Ed ecco un’altra lezione: quante volte i difensori del purismo (ideologico, culturale, sociale che sia) in realtà nascondo dietro al rigore la loro reale paura del nuovo e difendendo la "storia" in realtà rinnegano la possibilità del nuovo e del cambiamento.
E’ strano come, riguardando la mia discografia, trovi due vecchi CD di Philip Glass e di Michael Nyman che La Repubblica aveva pubblicato nella serie "Ambient" quasi fosse musica da sala d’attesa o da centro massaggi o mentre sto caricando altri CD su iTunes, viene classificata come "alternativa" o "pop" ma non CLASSICA.
Ed è ascoltando questi autori e leggendone la biografia che ci si rende conto che la loro musica quando è colonna sonora di film o di spettacoli o di jingle pubblicitari viene accolta senza pregiudizi mentre se dovessimo andare apposta a un concerto forse esiteremmo dubbiosi della nostra capacità di capire o di gustare.
Ed ecco un’altra lezione, presa a prestito da David Lang che per selezionare i brani di un festival nasconde i nomi degli autori per non farsi influenzare e per scegliere solo in base al fatto che un brano piaccia o meno.
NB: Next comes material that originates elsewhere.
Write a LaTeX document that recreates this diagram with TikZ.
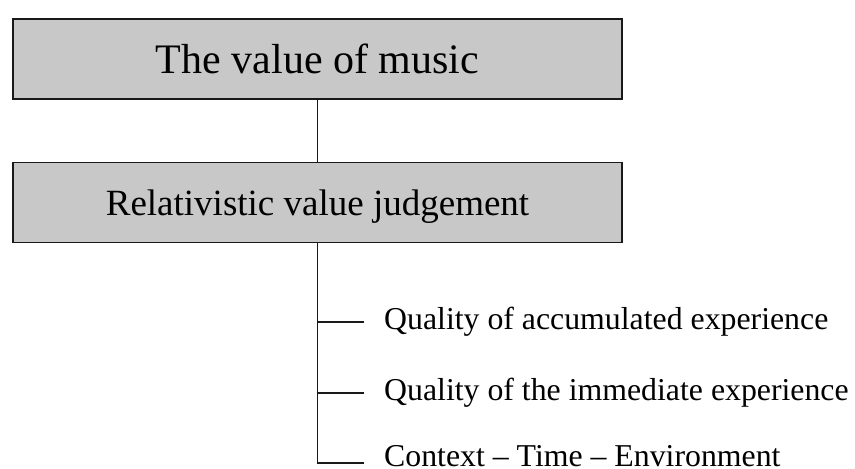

Quante volte in una galleria d’arte moderna ho guardato un quadro e sono rimasto perplesso ma dopo aver letto il nome dell’autore ovviamente famoso, sotto sotto la mia accettazione è cambiata quasi che dovessi essere obbligato a farmi piacere un’opera solo per la celebrità dell’autore.
Mi fermo perchè so davvero troppo poco di questo immenso mare di musica che ci circonda e di cui non si vedono i contorni ma il solo fatto che mi stimoli tante riflessioni mi pare già di per sé un segnale positivo.
Quello che mi spinge maggiormente è comunque la convinzione che la musica, tutta la musica, racconta il tempo perchè lo contiene e la musica contemporanea è la nostra musica, la musica del nostro tempo, quando non ci piace non ci piace probabilmente lo stridore del traffico, quando non ci piace non ci piace perchè racconta il chiacchiericcio della televisione o i falsi miti della velocità.
Ma ci siamo noi in quella musica e c’è il nostro futuro che qualche artista di talento sta cercando di tracciare e con queste mappe per le orecchie possiamo intravedere un percorso possibile.